More advanced forms of production are likely to require relatively high levels of literacy, numeracy, and general knowledge. But trade-specific skills and attitudes are only learned properly in the workplace. Therefore, VET needs to combine the two in a system such as the German “dual system.” (List, 1991, pp. 200–201, in: Winch, 1998, p. 376)
This approach of combining OJT with general education contrasts with most educational concepts in the Anglo-Saxon area nowadays. The latter usually have separate subsystems. On the one hand, Anglo-Saxon areas have full-time general education or VET schools, which are part of the education system; on the other hand, they have subsequently organized labor-market integration programs, which are controlled by the employment authority and do not lead to a formal education qualification (Lerman, 2010; Ryan, 2000).
Finally, Winch (1998) pointed out that the approach proposed by List poses a greater challenge to governance. “What is most difficult to replicate, namely the density and complexity of institutions required to co-ordinate education and training: government, unions, employees, educational institutions of various kinds” (p. 377). Winch concluded that the Listian VET approach arises from the cultural and economic roots of society and cannot simply be imposed by a government. Without robust social institutions based on functional equivalences and a robust interplay of those social institutions, it will be very difficult to attain similar results (Renold et al., 2019). The comparison of the two economic perspectives shows differences in the framework conditions under which a political economy should be organized. Winch highlighted the consequences of such differences for the development of VET.
Therefore the changing of a VET system, similar to the changing of an education system more generally, is dependent upon and has ramifications throughout society and politics. It cannot be a simple matter of a technical recipe to aid economic growth, but touches on the heart of what any society is about. (Winch, 1998, p. 377)
2.3.2 Concept of Variety of Capitalism (VoC)
The second subsection addresses the configuration of national institutions in the economic context and has an impact on VET approaches, which are associated with the concept of the variety of capitalism . In political science, the concept of the variety of capitalism emerged in the late 1990s (e.g., Finegold & Soskice, 1988; Culpepper, 1999; Hall & Soskice, 2001; Hancké et al., 2007; Hall & Gingerich, 2009; Busemeyer, 2009). Essentially, these authors are aligned with Smith and List’s historic dogma and have identified ideal types that also provide clues as to why countries organize VET programs so differently.

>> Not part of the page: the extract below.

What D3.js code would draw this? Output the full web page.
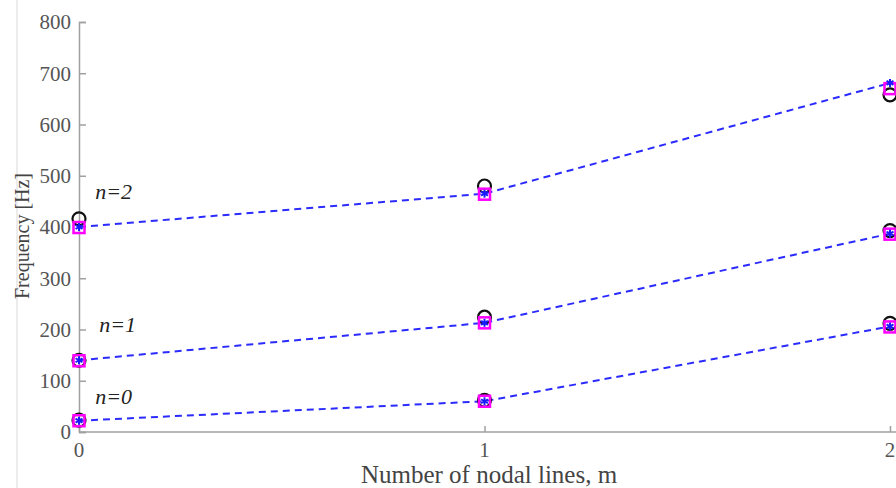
<!DOCTYPE html>
<html>
<head>
<meta charset="utf-8">
<script src="https://cdn.jsdelivr.net/npm/d3@7"></script>
<style>
  body { margin: 0; background: #fff; }
  svg { display: block; }
</style>
</head>
<body>
<svg id="chart" width="896" height="488"></svg>
<script>
// Data
const modes = [0, 1, 2];                 // number of nodal lines, m
const groups = ["n=0", "n=1", "n=2"];
const measured = [                       // black open circles
  [23, 62, 212],
  [140, 224, 393],
  [416, 480, 658]
];
const modelA = [                         // magenta squares
  [22, 60, 205],
  [139, 213, 386],
  [399, 464, 670]
];
const modelB = [                         // blue dashed line with asterisks
  [22, 60, 206],
  [140, 213, 387],
  [400, 465, 681]
];
const yTicks = [0, 100, 200, 300, 400, 500, 600, 700, 800];
const xTicks = [0, 1, 2];
const labelAt = [[0.04, 55], [0.05, 195], [0.04, 455]]; // group label anchor (m, Hz)

const svg = d3.select("#chart");
const serif = "'Liberation Serif', 'Times New Roman', serif";

const x = d3.scaleLinear().domain([0, 2]).range([79, 890]);
const y = d3.scaleLinear().domain([0, 800]).range([432, 22]);

// faint page edge
svg.append("line")
  .attr("x1", 17).attr("x2", 17).attr("y1", 0).attr("y2", 488)
  .attr("stroke", "#e6e6e6").attr("stroke-width", 1.5);

// axes
const yAxis = svg.append("g")
  .attr("transform", `translate(${x(0)},0)`)
  .call(d3.axisRight(y).tickValues(yTicks).tickSize(7).tickFormat(""));
yAxis.select(".domain").attr("stroke", "#a0a0a0").attr("stroke-width", 1.5);
yAxis.selectAll(".tick line").attr("stroke", "#a0a0a0").attr("stroke-width", 1.5);

const xAxis = svg.append("g")
  .attr("transform", `translate(0,${y(0)})`)
  .call(d3.axisTop(x).tickValues(xTicks).tickSize(6).tickFormat(""));
xAxis.select(".domain").attr("stroke", "#a0a0a0").attr("stroke-width", 1.5)
  .attr("d", `M${x(0)},0H896`);
xAxis.selectAll(".tick line").attr("stroke", "#a0a0a0").attr("stroke-width", 1.5);

// tick labels
svg.append("g").selectAll("text").data(yTicks).join("text")
  .attr("x", 71).attr("y", d => y(d)).attr("dy", "0.35em")
  .attr("text-anchor", "end")
  .attr("font-family", serif).attr("font-size", 21).attr("fill", "#555")
  .text(d => d);

svg.append("g").selectAll("text").data(xTicks).join("text")
  .attr("x", d => x(d)).attr("y", 457)
  .attr("text-anchor", "middle")
  .attr("font-family", serif).attr("font-size", 21).attr("fill", "#555")
  .text(d => d);

// axis titles
svg.append("text")
  .attr("transform", "translate(29,236) rotate(-90)")
  .attr("text-anchor", "middle")
  .attr("font-family", serif).attr("font-size", 20).attr("fill", "#444")
  .text("Frequency [Hz]");

svg.append("text")
  .attr("x", 489).attr("y", 483)
  .attr("text-anchor", "middle")
  .attr("font-family", serif).attr("font-size", 25).attr("fill", "#444")
  .text("Number of nodal lines, m");

// series
const line = d3.line().x((d, i) => x(modes[i])).y(d => y(d));

groups.forEach((g, k) => {
  svg.append("path")
    .datum(modelB[k])
    .attr("d", line)
    .attr("fill", "none")
    .attr("stroke", "#2b2bff")
    .attr("stroke-width", 2)
    .attr("stroke-dasharray", "7,5");

  // measured circles
  svg.append("g").selectAll("circle").data(measured[k]).join("circle")
    .attr("cx", (d, i) => x(modes[i])).attr("cy", d => y(d))
    .attr("r", 6.5)
    .attr("fill", "none").attr("stroke", "#111").attr("stroke-width", 2.2);

  // magenta squares
  svg.append("g").selectAll("rect").data(modelA[k]).join("rect")
    .attr("x", (d, i) => x(modes[i]) - 5.5).attr("y", d => y(d) - 5.5)
    .attr("width", 11).attr("height", 11)
    .attr("fill", "none").attr("stroke", "#ff00ff").attr("stroke-width", 2.5);

  // blue asterisks
  const star = svg.append("g").selectAll("g").data(modelB[k]).join("g")
    .attr("transform", (d, i) => `translate(${x(modes[i])},${y(d)})`);
  [0, 60, 120].forEach(a => {
    star.append("line")
      .attr("x1", 0).attr("y1", -4).attr("x2", 0).attr("y2", 4)
      .attr("transform", `rotate(${a})`)
      .attr("stroke", "#1a1aff").attr("stroke-width", 2);
  });

  // group label
  svg.append("text")
    .attr("x", x(labelAt[k][0])).attr("y", y(labelAt[k][1]))
    .attr("font-family", serif).attr("font-size", 22)
    .attr("font-style", "italic").attr("fill", "#222")
    .text(g);
});
</script>
</body>
</html>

The two ideal types are coordinated (CME) or liberal (LME) market economies, which are determined according to national institutional configurations. CMEs are embedded in a variety of intermediary institutions. As an example, companies coordinate among themselves; they conduct wage negotiations at the national level, and they generally tend to focus on long-term strategies. “The training systems of CMEs typically provide high skill levels and the requisite mix of company-specific and more general technical skills” (Hall & Soskice, 2001, p. 40). LMEs are based less on mediating collective institutions than on market forces to solve coordination problems and do not engage in collective wage bargaining and have little worker protection.
From the perspective of workers facing short job tenures and fluid labor markets, career success also depends on acquiring the general skills that can be used in many different firms; and most educational programs from secondary through university levels, even in business and engineering, stress ‘certification’ in general skills rather than the acquisition of more specialized competencies. (Hall & Soskice, 2001, p. 30)
Hence, such socioeconomic and sociocultural differences may have an influence on the social constructedness of VET programs.